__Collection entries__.
———

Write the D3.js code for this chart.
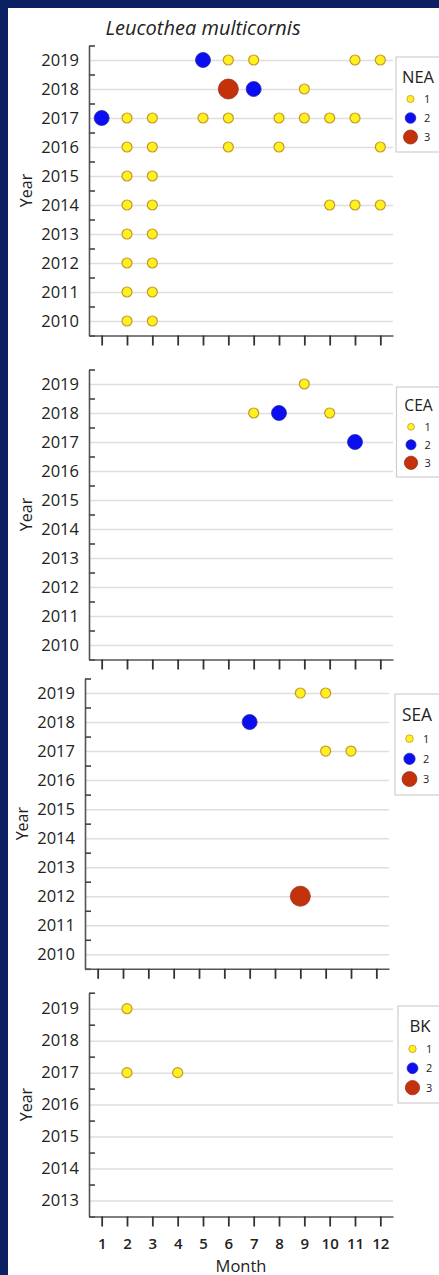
<!DOCTYPE html>
<html>
<head>
<meta charset="utf-8">
<script src="https://cdn.jsdelivr.net/npm/d3@7"></script>
<style>
  body { margin: 0; background: #0b2163; }
  svg { display: block; font-family: "Open Sans", "DejaVu Sans", sans-serif; }
</style>
</head>
<body>
<svg id="viz" width="439" height="1275"></svg>
<script>
const title = "Leucothea multicornis";
const months = [1, 2, 3, 4, 5, 6, 7, 8, 9, 10, 11, 12];
const countLevels = [1, 2, 3];
const yearsLong = [2010, 2011, 2012, 2013, 2014, 2015, 2016, 2017, 2018, 2019];
const yearsShort = [2013, 2014, 2015, 2016, 2017, 2018, 2019];

// month, year, number of records
const neaPoints = [
  [5, 2019, 2], [6, 2019, 1], [7, 2019, 1], [11, 2019, 1], [12, 2019, 1],
  [6, 2018, 3], [7, 2018, 2], [9, 2018, 1],
  [1, 2017, 2], [2, 2017, 1], [3, 2017, 1], [5, 2017, 1], [6, 2017, 1],
  [8, 2017, 1], [9, 2017, 1], [10, 2017, 1], [11, 2017, 1],
  [2, 2016, 1], [3, 2016, 1], [6, 2016, 1], [8, 2016, 1], [12, 2016, 1],
  [2, 2015, 1], [3, 2015, 1],
  [2, 2014, 1], [3, 2014, 1], [10, 2014, 1], [11, 2014, 1], [12, 2014, 1],
  [2, 2013, 1], [3, 2013, 1],
  [2, 2012, 1], [3, 2012, 1],
  [2, 2011, 1], [3, 2011, 1],
  [2, 2010, 1], [3, 2010, 1]
];
const ceaPoints = [
  [9, 2019, 1],
  [7, 2018, 1], [8, 2018, 2], [10, 2018, 1],
  [11, 2017, 2]
];
const seaPoints = [
  [9, 2019, 1], [10, 2019, 1],
  [7, 2018, 2],
  [10, 2017, 1], [11, 2017, 1],
  [9, 2012, 3]
];
const bkPoints = [
  [2, 2019, 1],
  [2, 2017, 1], [4, 2017, 1]
];

const svg = d3.select("#viz");

svg.append("rect").attr("x", 8).attr("y", 8)
  .attr("width", 431).attr("height", 1267).attr("fill", "#fff");

svg.append("text")
  .attr("x", 203).attr("y", 35)
  .attr("text-anchor", "middle")
  .attr("font-size", 20).attr("font-style", "italic")
  .attr("fill", "#222")
  .text(title);

const color = d3.scaleOrdinal().domain(countLevels).range(["#fff01e", "#0a0ef0", "#c4320c"]);
const stroke = d3.scaleOrdinal().domain(countLevels).range(["#c29a2a", "#2a2ab0", "#96301a"]);
const radius = d3.scaleLinear().domain([1, 3]).range([5, 10]);
const legendRadius = d3.scaleLinear().domain([1, 3]).range([3.6, 7]);

const panels = [
  { name: "NEA", points: neaPoints, years: yearsLong, x0: 89, x1: 393, top: 45.5, bottom: 335.5, legendY: 57, legendX: 396, legendH: 95, showMonths: false },
  { name: "CEA", points: ceaPoints, years: yearsLong, x0: 89, x1: 393, top: 369.5, bottom: 659.5, legendY: 387, legendX: 396.5, legendH: 90, showMonths: false },
  { name: "SEA", points: seaPoints, years: yearsLong, x0: 85, x1: 389, top: 678.5, bottom: 968.8, legendY: 694, legendX: 395, legendH: 101, showMonths: false },
  { name: "BK", points: bkPoints, years: yearsShort, x0: 89, x1: 393, top: 992.7, bottom: 1216.5, legendY: 1006, legendX: 398, legendH: 97, showMonths: true }
];

panels.forEach(drawPanel);

function drawPanel(p) {
  const lo = d3.min(p.years) - 0.5, hi = d3.max(p.years) + 0.5;
  const x = d3.scaleLinear().domain([0.5, 12.5]).range([p.x0, p.x1]);
  const y = d3.scaleLinear().domain([lo, hi]).range([p.bottom, p.top]);
  const g = svg.append("g");

  // gridlines + year labels
  const grid = g.append("g")
    .attr("transform", `translate(${p.x0},0)`)
    .call(d3.axisLeft(y).tickValues(p.years).tickFormat(d3.format("d"))
      .tickSizeInner(-(p.x1 - p.x0)).tickSizeOuter(0).tickPadding(10));
  grid.select(".domain").remove();
  grid.selectAll(".tick line").attr("stroke", "#dedede").attr("stroke-width", 1.5);
  grid.selectAll(".tick text").attr("font-size", 16.5).attr("fill", "#222")
    .attr("font-family", "'Open Sans', sans-serif");

  // y axis with half-year ticks
  const halfTicks = d3.range(lo, hi + 0.01, 1);
  const yAxis = g.append("g")
    .attr("transform", `translate(${p.x0},0)`)
    .call(d3.axisLeft(y).tickValues(halfTicks).tickFormat("")
      .tickSizeInner(-6).tickSizeOuter(0));
  yAxis.select(".domain").attr("stroke", "#555").attr("stroke-width", 1.6);
  yAxis.selectAll(".tick line").attr("stroke", "#444").attr("stroke-width", 1.6);

  // x axis
  const xAxis = g.append("g")
    .attr("transform", `translate(0,${p.bottom})`)
    .call(d3.axisBottom(x).tickValues(months)
      .tickFormat(p.showMonths ? d3.format("d") : "")
      .tickSizeInner(10).tickSizeOuter(0).tickPadding(12));
  xAxis.select(".domain").attr("stroke", "#555").attr("stroke-width", 1.6);
  xAxis.selectAll(".tick line").attr("stroke", "#333").attr("stroke-width", 1.8);
  xAxis.selectAll(".tick text").attr("font-size", 15).attr("font-weight", 600)
    .attr("fill", "#222").attr("font-family", "'Open Sans', sans-serif");

  g.append("text")
    .attr("transform", `translate(${p.x0 - 63},${(p.top + p.bottom) / 2}) rotate(-90)`)
    .attr("text-anchor", "middle").attr("dy", "0.35em")
    .attr("font-size", 16).attr("fill", "#222")
    .text("Year");

  if (p.showMonths) {
    g.append("text")
      .attr("x", (p.x0 + p.x1) / 2).attr("y", p.bottom + 55)
      .attr("text-anchor", "middle")
      .attr("font-size", 16.5).attr("fill", "#222")
      .text("Month");
  }

  // circles
  g.append("g").selectAll("circle")
    .data(p.points)
    .join("circle")
    .attr("cx", d => x(d[0]))
    .attr("cy", d => y(d[1]))
    .attr("r", d => radius(d[2]))
    .attr("fill", d => color(d[2]))
    .attr("stroke", d => stroke(d[2]))
    .attr("stroke-width", d => d[2] === 1 ? 1.2 : 0.8);

  // legend
  const k = p.legendH / 95;
  const lg = g.append("g").attr("transform", `translate(${p.legendX},${p.legendY})`);
  lg.append("rect").attr("width", 60).attr("height", p.legendH)
    .attr("fill", "#fff").attr("stroke", "#cfcfcf").attr("stroke-width", 1.2);
  lg.append("text")
    .attr("x", 22).attr("y", 20 * k).attr("dy", "0.35em")
    .attr("text-anchor", "middle")
    .attr("font-size", 16.5 * Math.min(k, 1.05)).attr("fill", "#222")
    .text(p.name);
  const entries = lg.selectAll(".entry")
    .data(countLevels)
    .join("g")
    .attr("transform", (d, i) => `translate(0,${(42 + 19 * i) * k})`);
  entries.append("circle")
    .attr("cx", 14.5).attr("r", d => legendRadius(d) * k)
    .attr("fill", d => color(d))
    .attr("stroke", d => stroke(d)).attr("stroke-width", 0.8);
  entries.append("text")
    .attr("x", 28).attr("dy", "0.35em")
    .attr("font-size", 11).attr("fill", "#222")
    .text(d => d);
}
</script>
</body>
</html>
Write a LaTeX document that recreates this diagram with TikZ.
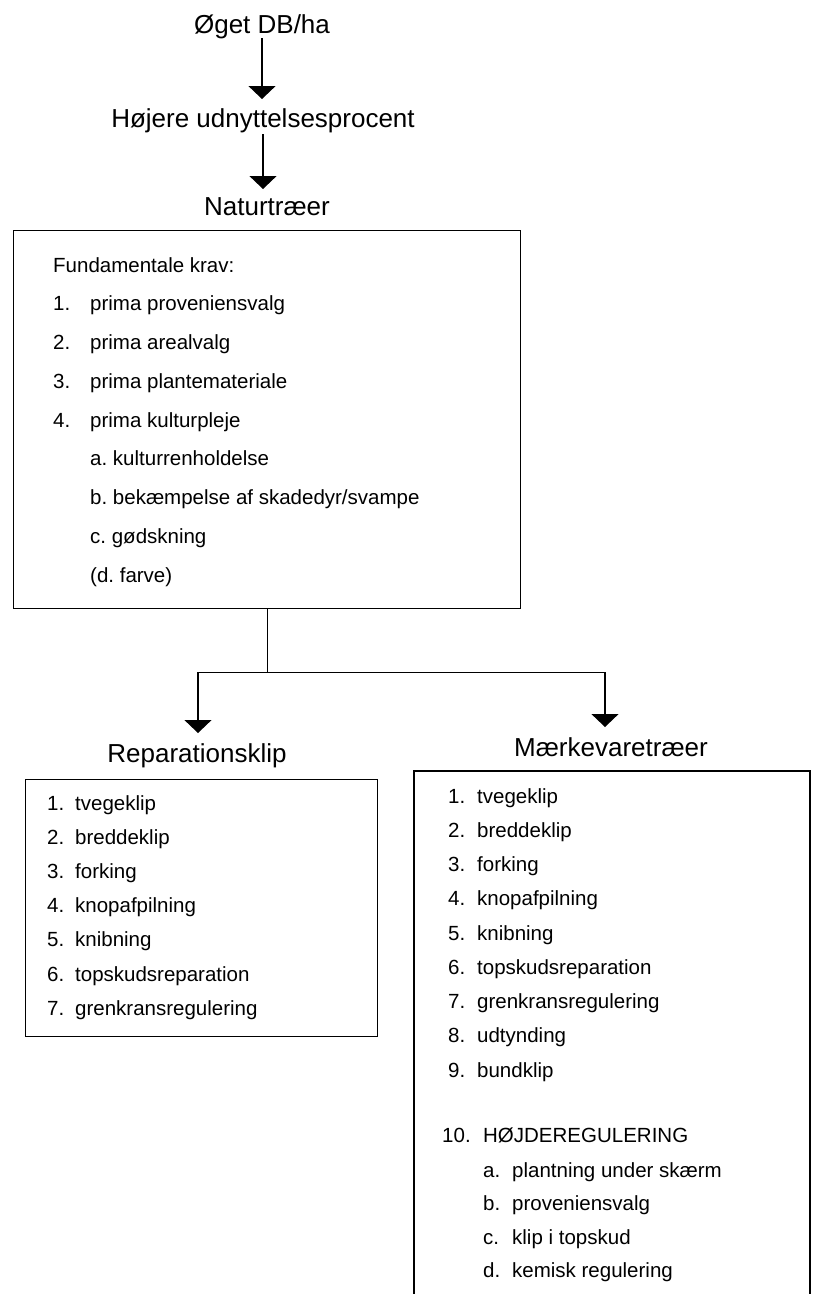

———

__Stated problem__.
Take the records above and transcribe them exactly, dropping every picture.

__The reply__.
Write the D3.js code for this chart.
<!DOCTYPE html>
<html>
<head>
<meta charset="utf-8">
<script src="https://cdn.jsdelivr.net/npm/d3@7"></script>
<style>
  body { margin: 0; background: #0b2163; }
  svg { display: block; font-family: "Open Sans", "DejaVu Sans", sans-serif; }
</style>
</head>
<body>
<svg id="viz" width="439" height="1275"></svg>
<script>
const title = "Leucothea multicornis";
const months = [1, 2, 3, 4, 5, 6, 7, 8, 9, 10, 11, 12];
const countLevels = [1, 2, 3];
const yearsLong = [2010, 2011, 2012, 2013, 2014, 2015, 2016, 2017, 2018, 2019];
const yearsShort = [2013, 2014, 2015, 2016, 2017, 2018, 2019];

// month, year, number of records
const neaPoints = [
  [5, 2019, 2], [6, 2019, 1], [7, 2019, 1], [11, 2019, 1], [12, 2019, 1],
  [6, 2018, 3], [7, 2018, 2], [9, 2018, 1],
  [1, 2017, 2], [2, 2017, 1], [3, 2017, 1], [5, 2017, 1], [6, 2017, 1],
  [8, 2017, 1], [9, 2017, 1], [10, 2017, 1], [11, 2017, 1],
  [2, 2016, 1], [3, 2016, 1], [6, 2016, 1], [8, 2016, 1], [12, 2016, 1],
  [2, 2015, 1], [3, 2015, 1],
  [2, 2014, 1], [3, 2014, 1], [10, 2014, 1], [11, 2014, 1], [12, 2014, 1],
  [2, 2013, 1], [3, 2013, 1],
  [2, 2012, 1], [3, 2012, 1],
  [2, 2011, 1], [3, 2011, 1],
  [2, 2010, 1], [3, 2010, 1]
];
const ceaPoints = [
  [9, 2019, 1],
  [7, 2018, 1], [8, 2018, 2], [10, 2018, 1],
  [11, 2017, 2]
];
const seaPoints = [
  [9, 2019, 1], [10, 2019, 1],
  [7, 2018, 2],
  [10, 2017, 1], [11, 2017, 1],
  [9, 2012, 3]
];
const bkPoints = [
  [2, 2019, 1],
  [2, 2017, 1], [4, 2017, 1]
];

const svg = d3.select("#viz");

svg.append("rect").attr("x", 8).attr("y", 8)
  .attr("width", 431).attr("height", 1267).attr("fill", "#fff");

svg.append("text")
  .attr("x", 203).attr("y", 35)
  .attr("text-anchor", "middle")
  .attr("font-size", 20).attr("font-style", "italic")
  .attr("fill", "#222")
  .text(title);

const color = d3.scaleOrdinal().domain(countLevels).range(["#fff01e", "#0a0ef0", "#c4320c"]);
const stroke = d3.scaleOrdinal().domain(countLevels).range(["#c29a2a", "#2a2ab0", "#96301a"]);
const radius = d3.scaleLinear().domain([1, 3]).range([5, 10]);
const legendRadius = d3.scaleLinear().domain([1, 3]).range([3.6, 7]);

const panels = [
  { name: "NEA", points: neaPoints, years: yearsLong, x0: 89, x1: 393, top: 45.5, bottom: 335.5, legendY: 57, legendX: 396, legendH: 95, showMonths: false },
  { name: "CEA", points: ceaPoints, years: yearsLong, x0: 89, x1: 393, top: 369.5, bottom: 659.5, legendY: 387, legendX: 396.5, legendH: 90, showMonths: false },
  { name: "SEA", points: seaPoints, years: yearsLong, x0: 85, x1: 389, top: 678.5, bottom: 968.8, legendY: 694, legendX: 395, legendH: 101, showMonths: false },
  { name: "BK", points: bkPoints, years: yearsShort, x0: 89, x1: 393, top: 992.7, bottom: 1216.5, legendY: 1006, legendX: 398, legendH: 97, showMonths: true }
];

panels.forEach(drawPanel);

function drawPanel(p) {
  const lo = d3.min(p.years) - 0.5, hi = d3.max(p.years) + 0.5;
  const x = d3.scaleLinear().domain([0.5, 12.5]).range([p.x0, p.x1]);
  const y = d3.scaleLinear().domain([lo, hi]).range([p.bottom, p.top]);
  const g = svg.append("g");

  // gridlines + year labels
  const grid = g.append("g")
    .attr("transform", `translate(${p.x0},0)`)
    .call(d3.axisLeft(y).tickValues(p.years).tickFormat(d3.format("d"))
      .tickSizeInner(-(p.x1 - p.x0)).tickSizeOuter(0).tickPadding(10));
  grid.select(".domain").remove();
  grid.selectAll(".tick line").attr("stroke", "#dedede").attr("stroke-width", 1.5);
  grid.selectAll(".tick text").attr("font-size", 16.5).attr("fill", "#222")
    .attr("font-family", "'Open Sans', sans-serif");

  // y axis with half-year ticks
  const halfTicks = d3.range(lo, hi + 0.01, 1);
  const yAxis = g.append("g")
    .attr("transform", `translate(${p.x0},0)`)
    .call(d3.axisLeft(y).tickValues(halfTicks).tickFormat("")
      .tickSizeInner(-6).tickSizeOuter(0));
  yAxis.select(".domain").attr("stroke", "#555").attr("stroke-width", 1.6);
  yAxis.selectAll(".tick line").attr("stroke", "#444").attr("stroke-width", 1.6);

  // x axis
  const xAxis = g.append("g")
    .attr("transform", `translate(0,${p.bottom})`)
    .call(d3.axisBottom(x).tickValues(months)
      .tickFormat(p.showMonths ? d3.format("d") : "")
      .tickSizeInner(10).tickSizeOuter(0).tickPadding(12));
  xAxis.select(".domain").attr("stroke", "#555").attr("stroke-width", 1.6);
  xAxis.selectAll(".tick line").attr("stroke", "#333").attr("stroke-width", 1.8);
  xAxis.selectAll(".tick text").attr("font-size", 15).attr("font-weight", 600)
    .attr("fill", "#222").attr("font-family", "'Open Sans', sans-serif");

  g.append("text")
    .attr("transform", `translate(${p.x0 - 63},${(p.top + p.bottom) / 2}) rotate(-90)`)
    .attr("text-anchor", "middle").attr("dy", "0.35em")
    .attr("font-size", 16).attr("fill", "#222")
    .text("Year");

  if (p.showMonths) {
    g.append("text")
      .attr("x", (p.x0 + p.x1) / 2).attr("y", p.bottom + 55)
      .attr("text-anchor", "middle")
      .attr("font-size", 16.5).attr("fill", "#222")
      .text("Month");
  }

  // circles
  g.append("g").selectAll("circle")
    .data(p.points)
    .join("circle")
    .attr("cx", d => x(d[0]))
    .attr("cy", d => y(d[1]))
    .attr("r", d => radius(d[2]))
    .attr("fill", d => color(d[2]))
    .attr("stroke", d => stroke(d[2]))
    .attr("stroke-width", d => d[2] === 1 ? 1.2 : 0.8);

  // legend
  const k = p.legendH / 95;
  const lg = g.append("g").attr("transform", `translate(${p.legendX},${p.legendY})`);
  lg.append("rect").attr("width", 60).attr("height", p.legendH)
    .attr("fill", "#fff").attr("stroke", "#cfcfcf").attr("stroke-width", 1.2);
  lg.append("text")
    .attr("x", 22).attr("y", 20 * k).attr("dy", "0.35em")
    .attr("text-anchor", "middle")
    .attr("font-size", 16.5 * Math.min(k, 1.05)).attr("fill", "#222")
    .text(p.name);
  const entries = lg.selectAll(".entry")
    .data(countLevels)
    .join("g")
    .attr("transform", (d, i) => `translate(0,${(42 + 19 * i) * k})`);
  entries.append("circle")
    .attr("cx", 14.5).attr("r", d => legendRadius(d) * k)
    .attr("fill", d => color(d))
    .attr("stroke", d => stroke(d)).attr("stroke-width", 0.8);
  entries.append("text")
    .attr("x", 28).attr("dy", "0.35em")
    .attr("font-size", 11).attr("fill", "#222")
    .text(d => d);
}
</script>
</body>
</html>
Write a LaTeX document that recreates this diagram with TikZ.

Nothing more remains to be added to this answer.